Colombians took to the streets Wednesday, on the eve of talks with the government, in a third week of demonstrations that have been marked by police abuses and dozens of civilian deaths.
The talks, due to resume Thursday, have stumbled over the government’s reticence to renounce violence by the police, and on Wednesday Nobel Peace laureate Juan Manuel Santos, a former Colombian president, urged incumbent Ivan Duque to recognise the misuse of force.
Some 8,000 people attended protests in the capital, Bogota, the mayor’s office estimated. It added in a statement that all demonstrations were peaceful, but urged people to begin going home by 4 pm.

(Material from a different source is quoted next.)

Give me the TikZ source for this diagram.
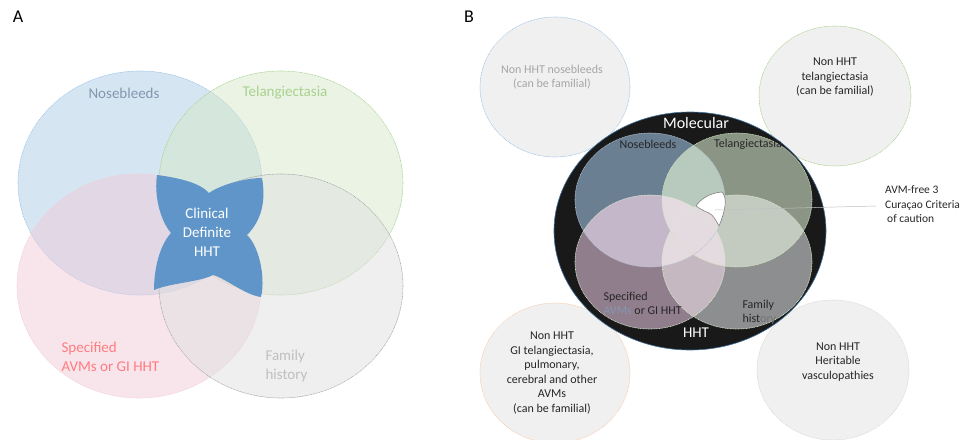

Protesters also mobilised in Cali, Medellin and other cities, with no early reports of clashes.
At least 42 people, mostly civilians, have died in clashes with security forces since demonstrations started on April 28, according to official figures, and more than 1,700 have been injured.
NGOS say the casualty number is higher.
“We need more gestures, we need more empathy and more humility, and for the state to recognise: ‘look, we committed abuses,’” Santos told W Radio.
Such a move would go a long way, he said, towards breaking a deadlock with demonstrators who initially took to the streets against a proposed tax reform.
The plan was quickly shelved, but protests have since morphed into a broader demonstration of anti-government sentiment.
Health reform abandoned
Colombian lawmakers voted against a health system overhaul bill Wednesday, giving protesters another victory after three weeks of protests.
Health Minister Fernando Ruiz defended the proposal, saying it would give the health care system the tools needed to deal with emergencies like the coronavirus pandemic, which has infected more than 3 million people in the South American country with a population of 50 million, and caused 82,000 deaths.
Critics of the bill said it could lead to health care monopolies by strengthening the role of private “health promotion companies,” which administer resources and contract services, and by allowing mergers in some cases of private health providers with public hospitals. It would have also increased focus on disease prevention.
“The people’s struggle in the streets against years and years of injustice has achieved the shelving of a reform that would have destroyed health as a right and commercialised it even more in favour of a few,” leftist Sen. Alexander López said on Twitter after the vote by Senate and House of Representatives committees.
Police violence remains critical issue
Yet protests showed no sign of letting up, with police violence remaining a central issue.
Former president Santos added his voice to a chorus of criticism from NGOs and governments around the world over Colombia’s handling of the protests.
Santos was awarded the Nobel Prize for negotiating a 2016 peace accord with the Revolutionary Armed Forces of Colombia (FARC) and bringing an end to a half-century of armed conflict between the leftist guerrillas and the state.
He said the security forces’ reputation “has deteriorated a lot” due to the perceived repression of protesters demanding profound societal change as the country reels from the effects of the coronavirus pandemic.
Santos offered to act as a mediator between the government and demonstrators.
Colombia has come under fire from NGOs, the United Nations, European Union and United States over the police response to the uprising.
President Duque has acknowledged there were individual cases of police abuse but blames the violence mostly on “vandalism” and road blockades.
The protesters are demanding a stop to police violence and more broadly a better life in a country battling a poverty rate in excess of 40 percent.
Almost a third of young Colombians are neither working nor studying, according to official data.